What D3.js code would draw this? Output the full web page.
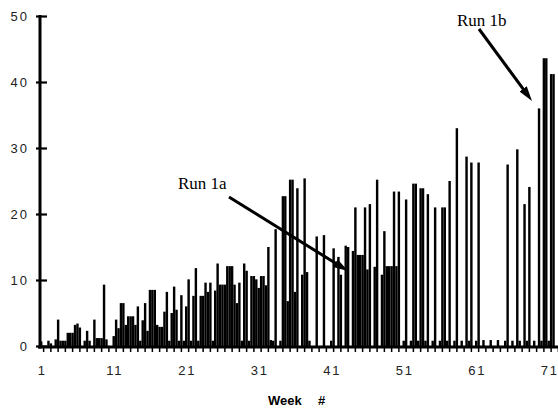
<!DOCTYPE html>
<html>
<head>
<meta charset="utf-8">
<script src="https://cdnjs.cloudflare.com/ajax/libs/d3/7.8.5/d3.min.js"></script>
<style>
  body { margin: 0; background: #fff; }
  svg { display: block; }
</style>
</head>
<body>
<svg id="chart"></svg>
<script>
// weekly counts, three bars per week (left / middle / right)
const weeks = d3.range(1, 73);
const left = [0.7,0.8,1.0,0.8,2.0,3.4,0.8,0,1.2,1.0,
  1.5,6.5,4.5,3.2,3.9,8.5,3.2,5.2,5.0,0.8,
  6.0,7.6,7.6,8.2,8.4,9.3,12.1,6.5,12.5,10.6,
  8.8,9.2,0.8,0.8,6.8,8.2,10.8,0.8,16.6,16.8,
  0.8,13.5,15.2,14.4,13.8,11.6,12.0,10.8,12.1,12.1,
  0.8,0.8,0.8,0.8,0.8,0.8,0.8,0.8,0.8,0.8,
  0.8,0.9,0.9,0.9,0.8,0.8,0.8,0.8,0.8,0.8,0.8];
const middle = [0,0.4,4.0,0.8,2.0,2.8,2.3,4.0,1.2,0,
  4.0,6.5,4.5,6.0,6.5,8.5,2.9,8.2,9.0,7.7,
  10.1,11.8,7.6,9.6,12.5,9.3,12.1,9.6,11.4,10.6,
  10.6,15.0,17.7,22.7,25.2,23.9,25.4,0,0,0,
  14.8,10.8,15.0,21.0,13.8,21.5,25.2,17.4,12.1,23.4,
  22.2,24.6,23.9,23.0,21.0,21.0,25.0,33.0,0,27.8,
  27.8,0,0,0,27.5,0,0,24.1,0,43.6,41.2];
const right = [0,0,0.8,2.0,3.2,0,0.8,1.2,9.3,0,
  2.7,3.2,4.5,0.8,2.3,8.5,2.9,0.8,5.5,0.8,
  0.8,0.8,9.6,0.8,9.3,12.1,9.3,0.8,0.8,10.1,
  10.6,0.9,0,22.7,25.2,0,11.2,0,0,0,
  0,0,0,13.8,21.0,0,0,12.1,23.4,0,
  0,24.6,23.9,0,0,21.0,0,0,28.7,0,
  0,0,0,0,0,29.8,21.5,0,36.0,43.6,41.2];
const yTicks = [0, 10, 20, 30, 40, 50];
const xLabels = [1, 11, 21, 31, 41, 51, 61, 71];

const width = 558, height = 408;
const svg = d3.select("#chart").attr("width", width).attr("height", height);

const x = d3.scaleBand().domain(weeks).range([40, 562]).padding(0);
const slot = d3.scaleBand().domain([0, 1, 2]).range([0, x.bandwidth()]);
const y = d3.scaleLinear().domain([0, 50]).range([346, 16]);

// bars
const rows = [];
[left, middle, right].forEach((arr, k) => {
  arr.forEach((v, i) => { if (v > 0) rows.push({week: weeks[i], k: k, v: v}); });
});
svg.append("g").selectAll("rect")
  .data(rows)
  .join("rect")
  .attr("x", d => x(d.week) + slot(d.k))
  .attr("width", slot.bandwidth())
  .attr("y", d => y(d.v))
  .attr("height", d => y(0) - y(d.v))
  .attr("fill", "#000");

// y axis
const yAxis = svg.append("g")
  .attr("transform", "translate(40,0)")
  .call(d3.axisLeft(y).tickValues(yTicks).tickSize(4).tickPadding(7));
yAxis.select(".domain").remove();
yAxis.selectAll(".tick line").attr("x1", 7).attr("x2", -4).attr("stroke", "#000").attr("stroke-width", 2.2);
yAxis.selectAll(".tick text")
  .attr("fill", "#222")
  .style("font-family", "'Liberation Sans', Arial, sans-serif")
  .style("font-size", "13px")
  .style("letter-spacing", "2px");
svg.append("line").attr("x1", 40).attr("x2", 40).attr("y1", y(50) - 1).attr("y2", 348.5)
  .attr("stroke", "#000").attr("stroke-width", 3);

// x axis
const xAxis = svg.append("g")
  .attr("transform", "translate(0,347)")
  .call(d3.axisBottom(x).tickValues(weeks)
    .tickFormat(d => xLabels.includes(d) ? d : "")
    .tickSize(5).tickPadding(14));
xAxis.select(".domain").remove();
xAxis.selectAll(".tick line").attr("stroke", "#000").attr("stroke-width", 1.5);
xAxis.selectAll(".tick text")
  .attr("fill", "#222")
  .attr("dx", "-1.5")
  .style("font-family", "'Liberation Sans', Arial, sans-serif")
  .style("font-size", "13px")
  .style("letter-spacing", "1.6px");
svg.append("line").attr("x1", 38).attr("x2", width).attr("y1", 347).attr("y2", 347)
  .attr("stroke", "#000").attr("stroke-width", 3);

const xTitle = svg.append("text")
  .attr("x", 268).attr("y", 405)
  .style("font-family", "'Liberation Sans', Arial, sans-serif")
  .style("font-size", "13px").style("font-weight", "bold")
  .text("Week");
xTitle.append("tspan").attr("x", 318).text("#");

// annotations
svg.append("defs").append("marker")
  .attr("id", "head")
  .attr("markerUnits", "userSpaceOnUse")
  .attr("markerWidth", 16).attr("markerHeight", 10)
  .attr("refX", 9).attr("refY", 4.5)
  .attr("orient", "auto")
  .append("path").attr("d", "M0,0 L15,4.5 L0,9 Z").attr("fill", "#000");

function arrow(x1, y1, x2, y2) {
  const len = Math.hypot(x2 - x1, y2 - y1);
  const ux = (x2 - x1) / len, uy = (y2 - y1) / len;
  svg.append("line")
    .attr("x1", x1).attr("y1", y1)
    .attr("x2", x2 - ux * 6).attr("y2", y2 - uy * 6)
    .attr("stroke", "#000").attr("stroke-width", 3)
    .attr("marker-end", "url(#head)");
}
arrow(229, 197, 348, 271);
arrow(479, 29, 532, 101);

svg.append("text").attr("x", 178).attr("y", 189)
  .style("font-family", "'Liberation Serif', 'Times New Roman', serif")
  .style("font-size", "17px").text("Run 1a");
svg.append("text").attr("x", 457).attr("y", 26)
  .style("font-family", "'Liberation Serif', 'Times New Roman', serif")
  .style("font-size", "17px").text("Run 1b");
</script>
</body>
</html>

Exercise goal => Return each line of the data, keeping its wording exact and omitting pictures.

Correct result =>
What D3.js code would draw this? Output the full web page.
<!DOCTYPE html>
<html>
<head>
<meta charset="utf-8">
<script src="https://cdnjs.cloudflare.com/ajax/libs/d3/7.8.5/d3.min.js"></script>
<style>
  body { margin: 0; background: #fff; }
  svg { display: block; }
</style>
</head>
<body>
<svg id="chart"></svg>
<script>
// weekly counts, three bars per week (left / middle / right)
const weeks = d3.range(1, 73);
const left = [0.7,0.8,1.0,0.8,2.0,3.4,0.8,0,1.2,1.0,
  1.5,6.5,4.5,3.2,3.9,8.5,3.2,5.2,5.0,0.8,
  6.0,7.6,7.6,8.2,8.4,9.3,12.1,6.5,12.5,10.6,
  8.8,9.2,0.8,0.8,6.8,8.2,10.8,0.8,16.6,16.8,
  0.8,13.5,15.2,14.4,13.8,11.6,12.0,10.8,12.1,12.1,
  0.8,0.8,0.8,0.8,0.8,0.8,0.8,0.8,0.8,0.8,
  0.8,0.9,0.9,0.9,0.8,0.8,0.8,0.8,0.8,0.8,0.8];
const middle = [0,0.4,4.0,0.8,2.0,2.8,2.3,4.0,1.2,0,
  4.0,6.5,4.5,6.0,6.5,8.5,2.9,8.2,9.0,7.7,
  10.1,11.8,7.6,9.6,12.5,9.3,12.1,9.6,11.4,10.6,
  10.6,15.0,17.7,22.7,25.2,23.9,25.4,0,0,0,
  14.8,10.8,15.0,21.0,13.8,21.5,25.2,17.4,12.1,23.4,
  22.2,24.6,23.9,23.0,21.0,21.0,25.0,33.0,0,27.8,
  27.8,0,0,0,27.5,0,0,24.1,0,43.6,41.2];
const right = [0,0,0.8,2.0,3.2,0,0.8,1.2,9.3,0,
  2.7,3.2,4.5,0.8,2.3,8.5,2.9,0.8,5.5,0.8,
  0.8,0.8,9.6,0.8,9.3,12.1,9.3,0.8,0.8,10.1,
  10.6,0.9,0,22.7,25.2,0,11.2,0,0,0,
  0,0,0,13.8,21.0,0,0,12.1,23.4,0,
  0,24.6,23.9,0,0,21.0,0,0,28.7,0,
  0,0,0,0,0,29.8,21.5,0,36.0,43.6,41.2];
const yTicks = [0, 10, 20, 30, 40, 50];
const xLabels = [1, 11, 21, 31, 41, 51, 61, 71];

const width = 558, height = 408;
const svg = d3.select("#chart").attr("width", width).attr("height", height);

const x = d3.scaleBand().domain(weeks).range([40, 562]).padding(0);
const slot = d3.scaleBand().domain([0, 1, 2]).range([0, x.bandwidth()]);
const y = d3.scaleLinear().domain([0, 50]).range([346, 16]);

// bars
const rows = [];
[left, middle, right].forEach((arr, k) => {
  arr.forEach((v, i) => { if (v > 0) rows.push({week: weeks[i], k: k, v: v}); });
});
svg.append("g").selectAll("rect")
  .data(rows)
  .join("rect")
  .attr("x", d => x(d.week) + slot(d.k))
  .attr("width", slot.bandwidth())
  .attr("y", d => y(d.v))
  .attr("height", d => y(0) - y(d.v))
  .attr("fill", "#000");

// y axis
const yAxis = svg.append("g")
  .attr("transform", "translate(40,0)")
  .call(d3.axisLeft(y).tickValues(yTicks).tickSize(4).tickPadding(7));
yAxis.select(".domain").remove();
yAxis.selectAll(".tick line").attr("x1", 7).attr("x2", -4).attr("stroke", "#000").attr("stroke-width", 2.2);
yAxis.selectAll(".tick text")
  .attr("fill", "#222")
  .style("font-family", "'Liberation Sans', Arial, sans-serif")
  .style("font-size", "13px")
  .style("letter-spacing", "2px");
svg.append("line").attr("x1", 40).attr("x2", 40).attr("y1", y(50) - 1).attr("y2", 348.5)
  .attr("stroke", "#000").attr("stroke-width", 3);

// x axis
const xAxis = svg.append("g")
  .attr("transform", "translate(0,347)")
  .call(d3.axisBottom(x).tickValues(weeks)
    .tickFormat(d => xLabels.includes(d) ? d : "")
    .tickSize(5).tickPadding(14));
xAxis.select(".domain").remove();
xAxis.selectAll(".tick line").attr("stroke", "#000").attr("stroke-width", 1.5);
xAxis.selectAll(".tick text")
  .attr("fill", "#222")
  .attr("dx", "-1.5")
  .style("font-family", "'Liberation Sans', Arial, sans-serif")
  .style("font-size", "13px")
  .style("letter-spacing", "1.6px");
svg.append("line").attr("x1", 38).attr("x2", width).attr("y1", 347).attr("y2", 347)
  .attr("stroke", "#000").attr("stroke-width", 3);

const xTitle = svg.append("text")
  .attr("x", 268).attr("y", 405)
  .style("font-family", "'Liberation Sans', Arial, sans-serif")
  .style("font-size", "13px").style("font-weight", "bold")
  .text("Week");
xTitle.append("tspan").attr("x", 318).text("#");

// annotations
svg.append("defs").append("marker")
  .attr("id", "head")
  .attr("markerUnits", "userSpaceOnUse")
  .attr("markerWidth", 16).attr("markerHeight", 10)
  .attr("refX", 9).attr("refY", 4.5)
  .attr("orient", "auto")
  .append("path").attr("d", "M0,0 L15,4.5 L0,9 Z").attr("fill", "#000");

function arrow(x1, y1, x2, y2) {
  const len = Math.hypot(x2 - x1, y2 - y1);
  const ux = (x2 - x1) / len, uy = (y2 - y1) / len;
  svg.append("line")
    .attr("x1", x1).attr("y1", y1)
    .attr("x2", x2 - ux * 6).attr("y2", y2 - uy * 6)
    .attr("stroke", "#000").attr("stroke-width", 3)
    .attr("marker-end", "url(#head)");
}
arrow(229, 197, 348, 271);
arrow(479, 29, 532, 101);

svg.append("text").attr("x", 178).attr("y", 189)
  .style("font-family", "'Liberation Serif', 'Times New Roman', serif")
  .style("font-size", "17px").text("Run 1a");
svg.append("text").attr("x", 457).attr("y", 26)
  .style("font-family", "'Liberation Serif', 'Times New Roman', serif")
  .style("font-size", "17px").text("Run 1b");
</script>
</body>
</html>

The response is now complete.